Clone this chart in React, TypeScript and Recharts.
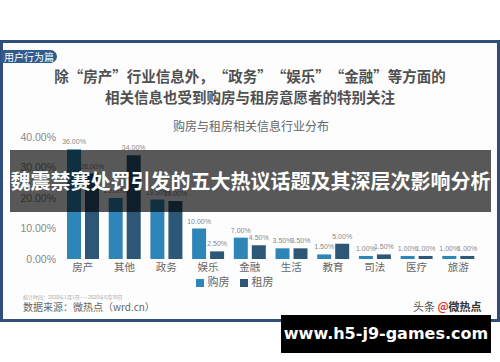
import { BarChart, Bar, XAxis, YAxis, Legend, LabelList } from 'recharts';

const categories = ['房产', '其他', '政务', '娱乐', '金融', '生活', '教育', '司法', '医疗', '旅游'];
const buyValues = [36, 20, 19.5, 10, 7, 3.5, 1.5, 1, 1, 1];
const rentValues = [28, 34, 19, 2.5, 4.5, 3.5, 5, 1.5, 1, 1];
const yTicks = [0, 10, 20, 30, 40];

const data = categories.map((c, i) => ({ name: c, buy: buyValues[i], rent: rentValues[i] }));

const CJK = '"Noto Sans CJK SC", "Noto Sans", sans-serif';
const pct = (v: number) => `${Number(v).toFixed(2)}%`;

// full-width quote marks
const Q = ({ open }: { open?: boolean }) => (
    <span style={{ display: 'inline-block', width: '1em', textAlign: open ? 'right' : 'left' }}>
        {open ? '“' : '”'}
    </span>
);

export default function App() {
    return (
        <div
            style={{
                position: 'relative',
                width: 500,
                height: 362,
                overflow: 'hidden',
                background: '#fff',
                fontFamily: CJK,
            }}
        >
            <style>{'body{margin:0}'}</style>

            {/* frame */}
            <div
                style={{
                    position: 'absolute',
                    left: 0,
                    top: 40,
                    width: 500,
                    height: 282,
                    boxSizing: 'border-box',
                    border: '3px solid #2f4f7a',
                    background: '#fdfdfd',
                }}
            />
            <div
                style={{
                    position: 'absolute',
                    left: 1,
                    top: 50,
                    padding: '0 3px',
                    height: 13,
                    lineHeight: '13px',
                    borderRadius: '0 7px 7px 0',
                    background: '#2f5c8f',
                    color: '#fff',
                    fontSize: 10,
                }}
            >
                用户行为篇
            </div>
            <div
                style={{
                    position: 'absolute',
                    left: 0,
                    top: 65,
                    width: 500,
                    textAlign: 'center',
                    fontSize: 14.5,
                    lineHeight: '21px',
                    fontWeight: 700,
                    color: '#505050',
                    whiteSpace: 'nowrap',
                }}
            >
                除<Q open />房产<Q />行业信息外，<Q open />政务<Q />
                <Q open />娱乐<Q />
                <Q open />金融<Q />等方面的
                <br />
                相关信息也受到购房与租房意愿者的特别关注
            </div>
            <div
                style={{
                    position: 'absolute',
                    left: 0,
                    top: 117,
                    width: 502,
                    textAlign: 'center',
                    fontSize: 12,
                    color: '#666',
                }}
            >
                购房与租房相关信息行业分布
            </div>

            <div style={{ position: 'absolute', left: 0, top: 0 }}>
                <BarChart
                    width={500}
                    height={300}
                    data={data}
                    margin={{ top: 137, right: 21, bottom: 11, left: 0 }}
                    barCategoryGap={5}
                    barGap={4}
                >
                    <XAxis
                        dataKey="name"
                        axisLine={false}
                        tickLine={false}
                        tickSize={3}
                        height={14}
                        interval={0}
                        tick={{ fill: '#666', fontSize: 10.5, fontFamily: CJK }}
                    />
                    <YAxis
                        width={62}
                        domain={[0, 40]}
                        ticks={yTicks}
                        axisLine={false}
                        tickLine={false}
                        tickSize={4}
                        tickFormatter={pct}
                        tick={{ fill: '#888', fontSize: 10.5, fontFamily: 'Liberation Sans, Arial' }}
                    />
                    <Legend
                        iconType="square"
                        iconSize={8}
                        itemSorter="dataKey"
                        wrapperStyle={{ fontSize: 11, fontFamily: CJK }}
                        formatter={v => <span style={{ color: '#666' }}>{v}</span>}
                    />
                    <Bar dataKey="buy" name="购房" fill="#2e86b8" isAnimationActive={false}>
                        <LabelList
                            dataKey="buy"
                            position="top"
                            formatter={pct}
                            style={{ fill: '#888', fontSize: 7, fontFamily: 'Liberation Sans, Arial' }}
                        />
                    </Bar>
                    <Bar dataKey="rent" name="租房" fill="#2c5777" isAnimationActive={false}>
                        <LabelList
                            dataKey="rent"
                            position="top"
                            formatter={pct}
                            style={{ fill: '#888', fontSize: 7, fontFamily: 'Liberation Sans, Arial' }}
                        />
                    </Bar>
                </BarChart>
            </div>

            <div
                style={{
                    position: 'absolute',
                    left: 23,
                    top: 293,
                    fontSize: 5,
                    color: '#aaa',
                    whiteSpace: 'nowrap',
                }}
            >
                统计时间：2020年1月1日——2020年6月30日
            </div>
            <div
                style={{
                    position: 'absolute',
                    left: 23,
                    top: 299,
                    fontSize: 10,
                    color: '#666',
                    whiteSpace: 'nowrap',
                }}
            >
                数据来源：微热点（wrd.cn）
            </div>
            <div
                style={{
                    position: 'absolute',
                    left: 413,
                    top: 298,
                    fontSize: 11,
                    color: '#555',
                    whiteSpace: 'nowrap',
                }}
            >
                头条 <span style={{ color: '#d33', fontWeight: 700 }}>@</span>
                <span style={{ fontWeight: 700, color: '#333' }}>微热点</span>
            </div>

            {/* overlay banner */}
            <div
                style={{
                    position: 'absolute',
                    left: 10,
                    top: 150,
                    width: 481,
                    height: 62,
                    background: 'rgba(0,0,0,0.65)',
                    color: '#fff',
                    fontSize: 20,
                    fontWeight: 700,
                    lineHeight: '62px',
                    textAlign: 'center',
                    whiteSpace: 'nowrap',
                    overflow: 'hidden',
                }}
            >
                魏震禁赛处罚引发的五大热议话题及其深层次影响分析
            </div>

            <div
                style={{
                    position: 'absolute',
                    left: 281,
                    top: 315,
                    width: 210,
                    height: 38,
                    background: '#000',
                    color: '#fff',
                    fontFamily: '"DejaVu Sans", sans-serif',
                    fontSize: 16,
                    fontWeight: 700,
                    lineHeight: '38px',
                    textAlign: 'center',
                }}
            >
                www.h5-j9-games.com
            </div>
        </div>
    );
}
+++
### EXERCISE AIM
Return only the lines running from the top of the data to the line that holds "YAxis, Legend, LabelList". Include both of those lines, but skip the pictures.

### ANSWER TO THE EXERCISE
Clone this chart in React, TypeScript and Recharts.
import { BarChart, Bar, XAxis, YAxis, Legend, LabelList } from 'recharts';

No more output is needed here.